The decision concerned the approach to be taken and the reasonable success fee to be arrived at in regard to an application by the Claimant to escape the fixed success fee provisions within Civil Procedure Rule 45 as in place prior to 2013. The Court below had allowed a success fee for the Claimant Solicitor and Counsel at 65% in place of the fixed level of 12.5%.

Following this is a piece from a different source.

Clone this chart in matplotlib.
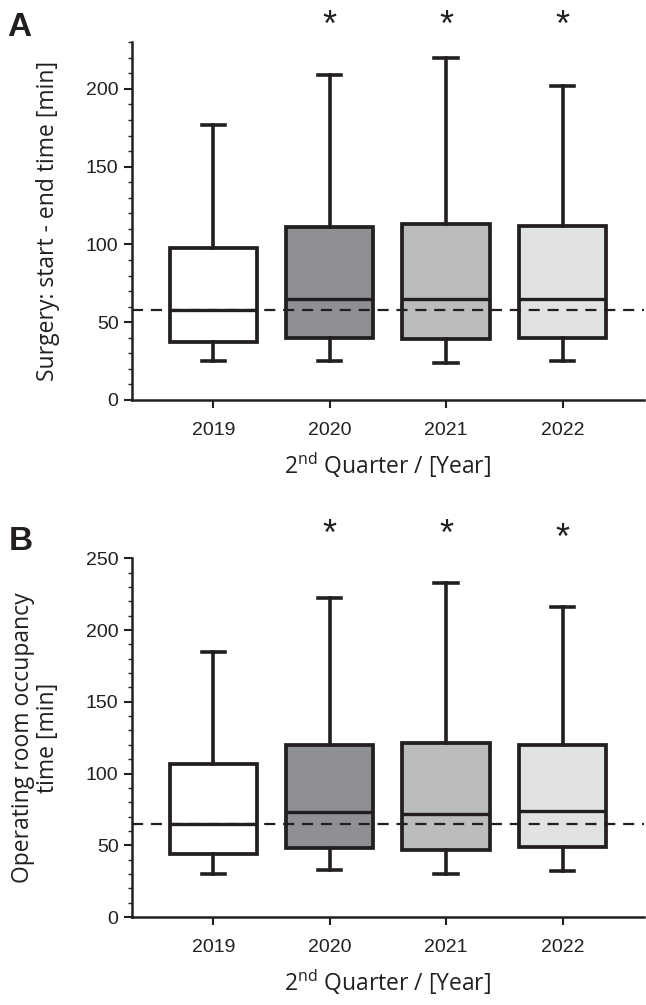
import numpy as np
import matplotlib.pyplot as plt
from matplotlib.ticker import MultipleLocator
plt.switch_backend('agg')

years = ['2019', '2020', '2021', '2022']
fills = ['#ffffff', '#8f9094', '#bbbcbe', '#e1e2e4']

# panel A: surgery start - end time [min]
a_whislo = [25, 25, 24, 25]
a_q1 = [37, 40, 39, 40]
a_med = [58, 65, 65, 65]
a_q3 = [98, 111, 113, 112]
a_whishi = [177, 209, 220, 202]
a_ref = 58
a_star = [False, True, True, True]

# panel B: operating room occupancy time [min]
b_whislo = [30, 33, 30, 32]
b_q1 = [44, 48, 47, 49]
b_med = [65, 73, 72, 74]
b_q3 = [107, 120, 121, 120]
b_whishi = [185, 222, 233, 216]
b_ref = 65
b_star = [False, True, True, True]

tickfont = 'Liberation Sans'
labfont = 'Open Sans'
ink = '#231f20'
plt.rcParams['mathtext.fontset'] = 'custom'
plt.rcParams['mathtext.rm'] = labfont


def makeStats(lo, q1, med, q3, hi):
    stats = []
    for i in range(len(lo)):
        stats.append(dict(whislo=lo[i], q1=q1[i], med=med[i], q3=q3[i], whishi=hi[i], fliers=[]))
    return stats


def plotPanel(ax, stats, ref, stars, star_y, ymax, ylabel):
    pos = np.arange(1, len(stats) + 1)
    bp = ax.bxp(stats, positions=pos, widths=0.75, capwidths=0.2, patch_artist=True,
                showfliers=False,
                boxprops=dict(linewidth=2.7, edgecolor=ink),
                medianprops=dict(linewidth=2.4, color=ink),
                whiskerprops=dict(linewidth=2.6, color=ink),
                capprops=dict(linewidth=2.6, color=ink))
    for patch, c in zip(bp['boxes'], fills):
        patch.set_facecolor(c)
    ax.axhline(ref, color=ink, lw=1.6, ls=(0, (5, 3.5)), zorder=5)
    for i, s in enumerate(stars):
        if s:
            ax.text(pos[i], star_y[i], '*', ha='center', va='center', fontsize=26,
                    family=tickfont, clip_on=False, color=ink)
    ax.set_xlim(0.3, 4.7)
    ax.set_ylim(0, ymax)
    ax.set_xticks(pos)
    ax.set_xticklabels(years, family=tickfont, fontsize=14, color=ink)
    ax.yaxis.set_major_locator(MultipleLocator(50))
    ax.yaxis.set_minor_locator(MultipleLocator(10))
    for lab in ax.get_yticklabels():
        lab.set_family(tickfont)
        lab.set_fontsize(14)
        lab.set_color(ink)
    ax.tick_params(axis='both', which='major', length=6, width=1.5, colors=ink)
    ax.tick_params(axis='y', which='minor', length=3, width=1.0, colors=ink)
    ax.tick_params(axis='x', pad=10)
    for sp in ['top', 'right']:
        ax.spines[sp].set_visible(False)
    for sp in ['left', 'bottom']:
        ax.spines[sp].set_linewidth(1.8)
        ax.spines[sp].set_color(ink)
    ax.set_ylabel(ylabel, family=labfont, fontsize=16.5, color=ink, linespacing=1.05)
    ax.yaxis.set_label_coords(-0.14, 0.5)
    ax.set_xlabel('2$^{\\rm nd}$ Quarter / [Year]', family=labfont, fontsize=16.5,
                  color=ink, labelpad=8)


fig = plt.figure(figsize=[6.46, 10.05], dpi=100)
axA = fig.add_axes([0.204, 0.602, 0.793, 0.356])
axB = fig.add_axes([0.204, 0.0875, 0.793, 0.357])

plotPanel(axA, makeStats(a_whislo, a_q1, a_med, a_q3, a_whishi), a_ref, a_star,
          [240, 240, 240, 240], 230, 'Surgery: start - end time [min]')
plotPanel(axB, makeStats(b_whislo, b_q1, b_med, b_q3, b_whishi), b_ref, b_star,
          [266, 266, 266, 263], 250, 'Operating room occupancy\ntime [min]')

fig.text(7 / 646, 1 - 36 / 1005, 'A', family='Liberation Sans', fontsize=24,
         fontweight='bold', va='baseline', ha='left', color=ink)
fig.text(9 / 646, 1 - 550 / 1005, 'B', family='Liberation Sans', fontsize=24,
         fontweight='bold', va='baseline', ha='left', color=ink)

plt.savefig('out.png', dpi=100)
plt.close('all')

The Claimant was a passenger in a car that was involved in an accident on 14th May 2010. The Claimant sustained severe injuries to include a brain injury resulting in a lack of capacity and thus was a protected party in the context of the proceedings. A Conditional Fee Agreement (CFA) was entered in to as between the Claimant Solicitor and litigation friend in July 2010 with a claim intimated against the Defendant. The Defendant was convicted of dangerous driving arising from the accident in June 2011 with liability formally admitted in December 2011. Following a change of litigation friend a second CFA was incepted 20th August 2012, such crucially being post the criminal conviction and formal liability admission. This agreement provided that a success fee would be payable of 25% if the matter settled three months before Trial and would be 100% thereafter. The matter settled within the three month period before Trial such that a success fee of 100% was sought.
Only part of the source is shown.